* Information supplied:

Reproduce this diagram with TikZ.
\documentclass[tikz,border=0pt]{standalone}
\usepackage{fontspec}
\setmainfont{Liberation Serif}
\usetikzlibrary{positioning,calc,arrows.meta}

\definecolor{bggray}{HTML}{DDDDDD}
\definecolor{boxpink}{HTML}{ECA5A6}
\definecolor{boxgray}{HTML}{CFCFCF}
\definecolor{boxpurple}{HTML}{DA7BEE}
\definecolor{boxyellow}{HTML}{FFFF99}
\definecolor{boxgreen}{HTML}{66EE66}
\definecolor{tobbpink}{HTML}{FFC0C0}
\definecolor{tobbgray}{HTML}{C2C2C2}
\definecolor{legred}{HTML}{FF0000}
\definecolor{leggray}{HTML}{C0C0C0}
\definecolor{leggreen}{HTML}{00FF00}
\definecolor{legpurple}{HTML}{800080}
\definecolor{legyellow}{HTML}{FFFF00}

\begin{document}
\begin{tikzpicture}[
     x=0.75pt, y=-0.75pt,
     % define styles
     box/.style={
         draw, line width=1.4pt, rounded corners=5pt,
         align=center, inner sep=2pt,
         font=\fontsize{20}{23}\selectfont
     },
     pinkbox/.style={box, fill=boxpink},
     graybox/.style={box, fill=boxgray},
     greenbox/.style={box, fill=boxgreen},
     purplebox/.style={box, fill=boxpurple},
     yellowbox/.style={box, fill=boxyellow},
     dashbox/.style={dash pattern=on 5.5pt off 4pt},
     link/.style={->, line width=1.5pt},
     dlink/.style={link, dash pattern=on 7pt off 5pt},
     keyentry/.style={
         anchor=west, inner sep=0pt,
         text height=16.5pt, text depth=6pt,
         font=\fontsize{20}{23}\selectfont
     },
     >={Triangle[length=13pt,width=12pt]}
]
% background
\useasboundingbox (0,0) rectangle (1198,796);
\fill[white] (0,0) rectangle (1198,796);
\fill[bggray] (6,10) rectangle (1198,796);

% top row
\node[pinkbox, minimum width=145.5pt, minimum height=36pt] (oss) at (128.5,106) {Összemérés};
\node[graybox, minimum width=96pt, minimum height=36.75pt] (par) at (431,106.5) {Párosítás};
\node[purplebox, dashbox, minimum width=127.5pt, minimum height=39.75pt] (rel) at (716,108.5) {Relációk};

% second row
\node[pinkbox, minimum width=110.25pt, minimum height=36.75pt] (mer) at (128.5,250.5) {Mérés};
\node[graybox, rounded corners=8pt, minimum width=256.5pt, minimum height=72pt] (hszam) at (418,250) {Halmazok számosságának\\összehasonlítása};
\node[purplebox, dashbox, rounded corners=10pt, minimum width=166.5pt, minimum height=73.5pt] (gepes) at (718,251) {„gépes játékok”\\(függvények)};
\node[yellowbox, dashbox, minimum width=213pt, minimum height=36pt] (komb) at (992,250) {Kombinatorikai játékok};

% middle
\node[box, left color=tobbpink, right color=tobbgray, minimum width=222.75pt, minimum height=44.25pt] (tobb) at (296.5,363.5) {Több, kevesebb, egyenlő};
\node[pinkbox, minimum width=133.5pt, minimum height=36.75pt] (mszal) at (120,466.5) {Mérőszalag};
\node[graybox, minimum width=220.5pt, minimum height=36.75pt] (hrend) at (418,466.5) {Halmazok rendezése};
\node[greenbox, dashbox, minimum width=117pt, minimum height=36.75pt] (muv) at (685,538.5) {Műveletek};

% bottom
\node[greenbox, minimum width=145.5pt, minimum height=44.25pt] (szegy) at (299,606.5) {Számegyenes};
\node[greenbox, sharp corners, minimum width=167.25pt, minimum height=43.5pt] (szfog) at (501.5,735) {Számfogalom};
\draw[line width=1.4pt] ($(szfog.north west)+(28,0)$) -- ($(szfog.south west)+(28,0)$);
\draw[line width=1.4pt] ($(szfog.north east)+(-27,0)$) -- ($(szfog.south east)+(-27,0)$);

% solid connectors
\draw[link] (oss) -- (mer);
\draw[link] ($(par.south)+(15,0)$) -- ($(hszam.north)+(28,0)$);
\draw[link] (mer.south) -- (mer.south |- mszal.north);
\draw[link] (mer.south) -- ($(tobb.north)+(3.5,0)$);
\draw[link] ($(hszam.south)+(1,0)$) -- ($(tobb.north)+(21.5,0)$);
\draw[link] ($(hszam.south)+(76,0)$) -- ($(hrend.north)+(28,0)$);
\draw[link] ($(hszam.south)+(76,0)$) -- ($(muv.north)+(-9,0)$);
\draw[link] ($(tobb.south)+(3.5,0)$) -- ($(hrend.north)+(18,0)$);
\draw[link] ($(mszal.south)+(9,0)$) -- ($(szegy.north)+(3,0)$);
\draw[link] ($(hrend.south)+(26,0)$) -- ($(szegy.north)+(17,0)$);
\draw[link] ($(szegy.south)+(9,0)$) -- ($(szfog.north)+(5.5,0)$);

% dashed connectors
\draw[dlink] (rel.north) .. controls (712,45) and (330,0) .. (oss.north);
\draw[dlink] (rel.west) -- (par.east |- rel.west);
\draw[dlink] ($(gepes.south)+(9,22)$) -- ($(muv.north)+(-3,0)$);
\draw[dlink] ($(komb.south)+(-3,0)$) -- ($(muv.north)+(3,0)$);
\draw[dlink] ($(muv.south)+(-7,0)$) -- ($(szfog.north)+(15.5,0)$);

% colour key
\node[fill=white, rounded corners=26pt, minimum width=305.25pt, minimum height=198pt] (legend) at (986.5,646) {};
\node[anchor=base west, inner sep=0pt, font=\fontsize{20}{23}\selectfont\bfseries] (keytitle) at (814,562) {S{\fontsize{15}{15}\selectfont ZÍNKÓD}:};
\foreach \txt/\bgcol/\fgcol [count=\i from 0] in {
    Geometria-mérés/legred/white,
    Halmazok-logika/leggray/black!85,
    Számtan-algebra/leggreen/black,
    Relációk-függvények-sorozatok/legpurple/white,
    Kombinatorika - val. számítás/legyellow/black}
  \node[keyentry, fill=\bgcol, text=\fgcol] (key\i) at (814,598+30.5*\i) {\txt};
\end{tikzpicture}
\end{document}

* Your objective: Retype the listing exactly, in full.

* Solution below:
Reproduce this diagram with TikZ.
\documentclass[tikz,border=0pt]{standalone}
\usepackage{fontspec}
\setmainfont{Liberation Serif}
\usetikzlibrary{positioning,calc,arrows.meta}

\definecolor{bggray}{HTML}{DDDDDD}
\definecolor{boxpink}{HTML}{ECA5A6}
\definecolor{boxgray}{HTML}{CFCFCF}
\definecolor{boxpurple}{HTML}{DA7BEE}
\definecolor{boxyellow}{HTML}{FFFF99}
\definecolor{boxgreen}{HTML}{66EE66}
\definecolor{tobbpink}{HTML}{FFC0C0}
\definecolor{tobbgray}{HTML}{C2C2C2}
\definecolor{legred}{HTML}{FF0000}
\definecolor{leggray}{HTML}{C0C0C0}
\definecolor{leggreen}{HTML}{00FF00}
\definecolor{legpurple}{HTML}{800080}
\definecolor{legyellow}{HTML}{FFFF00}

\begin{document}
\begin{tikzpicture}[
     x=0.75pt, y=-0.75pt,
     % define styles
     box/.style={
         draw, line width=1.4pt, rounded corners=5pt,
         align=center, inner sep=2pt,
         font=\fontsize{20}{23}\selectfont
     },
     pinkbox/.style={box, fill=boxpink},
     graybox/.style={box, fill=boxgray},
     greenbox/.style={box, fill=boxgreen},
     purplebox/.style={box, fill=boxpurple},
     yellowbox/.style={box, fill=boxyellow},
     dashbox/.style={dash pattern=on 5.5pt off 4pt},
     link/.style={->, line width=1.5pt},
     dlink/.style={link, dash pattern=on 7pt off 5pt},
     keyentry/.style={
         anchor=west, inner sep=0pt,
         text height=16.5pt, text depth=6pt,
         font=\fontsize{20}{23}\selectfont
     },
     >={Triangle[length=13pt,width=12pt]}
]
% background
\useasboundingbox (0,0) rectangle (1198,796);
\fill[white] (0,0) rectangle (1198,796);
\fill[bggray] (6,10) rectangle (1198,796);

% top row
\node[pinkbox, minimum width=145.5pt, minimum height=36pt] (oss) at (128.5,106) {Összemérés};
\node[graybox, minimum width=96pt, minimum height=36.75pt] (par) at (431,106.5) {Párosítás};
\node[purplebox, dashbox, minimum width=127.5pt, minimum height=39.75pt] (rel) at (716,108.5) {Relációk};

% second row
\node[pinkbox, minimum width=110.25pt, minimum height=36.75pt] (mer) at (128.5,250.5) {Mérés};
\node[graybox, rounded corners=8pt, minimum width=256.5pt, minimum height=72pt] (hszam) at (418,250) {Halmazok számosságának\\összehasonlítása};
\node[purplebox, dashbox, rounded corners=10pt, minimum width=166.5pt, minimum height=73.5pt] (gepes) at (718,251) {„gépes játékok”\\(függvények)};
\node[yellowbox, dashbox, minimum width=213pt, minimum height=36pt] (komb) at (992,250) {Kombinatorikai játékok};

% middle
\node[box, left color=tobbpink, right color=tobbgray, minimum width=222.75pt, minimum height=44.25pt] (tobb) at (296.5,363.5) {Több, kevesebb, egyenlő};
\node[pinkbox, minimum width=133.5pt, minimum height=36.75pt] (mszal) at (120,466.5) {Mérőszalag};
\node[graybox, minimum width=220.5pt, minimum height=36.75pt] (hrend) at (418,466.5) {Halmazok rendezése};
\node[greenbox, dashbox, minimum width=117pt, minimum height=36.75pt] (muv) at (685,538.5) {Műveletek};

% bottom
\node[greenbox, minimum width=145.5pt, minimum height=44.25pt] (szegy) at (299,606.5) {Számegyenes};
\node[greenbox, sharp corners, minimum width=167.25pt, minimum height=43.5pt] (szfog) at (501.5,735) {Számfogalom};
\draw[line width=1.4pt] ($(szfog.north west)+(28,0)$) -- ($(szfog.south west)+(28,0)$);
\draw[line width=1.4pt] ($(szfog.north east)+(-27,0)$) -- ($(szfog.south east)+(-27,0)$);

% solid connectors
\draw[link] (oss) -- (mer);
\draw[link] ($(par.south)+(15,0)$) -- ($(hszam.north)+(28,0)$);
\draw[link] (mer.south) -- (mer.south |- mszal.north);
\draw[link] (mer.south) -- ($(tobb.north)+(3.5,0)$);
\draw[link] ($(hszam.south)+(1,0)$) -- ($(tobb.north)+(21.5,0)$);
\draw[link] ($(hszam.south)+(76,0)$) -- ($(hrend.north)+(28,0)$);
\draw[link] ($(hszam.south)+(76,0)$) -- ($(muv.north)+(-9,0)$);
\draw[link] ($(tobb.south)+(3.5,0)$) -- ($(hrend.north)+(18,0)$);
\draw[link] ($(mszal.south)+(9,0)$) -- ($(szegy.north)+(3,0)$);
\draw[link] ($(hrend.south)+(26,0)$) -- ($(szegy.north)+(17,0)$);
\draw[link] ($(szegy.south)+(9,0)$) -- ($(szfog.north)+(5.5,0)$);

% dashed connectors
\draw[dlink] (rel.north) .. controls (712,45) and (330,0) .. (oss.north);
\draw[dlink] (rel.west) -- (par.east |- rel.west);
\draw[dlink] ($(gepes.south)+(9,22)$) -- ($(muv.north)+(-3,0)$);
\draw[dlink] ($(komb.south)+(-3,0)$) -- ($(muv.north)+(3,0)$);
\draw[dlink] ($(muv.south)+(-7,0)$) -- ($(szfog.north)+(15.5,0)$);

% colour key
\node[fill=white, rounded corners=26pt, minimum width=305.25pt, minimum height=198pt] (legend) at (986.5,646) {};
\node[anchor=base west, inner sep=0pt, font=\fontsize{20}{23}\selectfont\bfseries] (keytitle) at (814,562) {S{\fontsize{15}{15}\selectfont ZÍNKÓD}:};
\foreach \txt/\bgcol/\fgcol [count=\i from 0] in {
    Geometria-mérés/legred/white,
    Halmazok-logika/leggray/black!85,
    Számtan-algebra/leggreen/black,
    Relációk-függvények-sorozatok/legpurple/white,
    Kombinatorika - val. számítás/legyellow/black}
  \node[keyentry, fill=\bgcol, text=\fgcol] (key\i) at (814,598+30.5*\i) {\txt};
\end{tikzpicture}
\end{document}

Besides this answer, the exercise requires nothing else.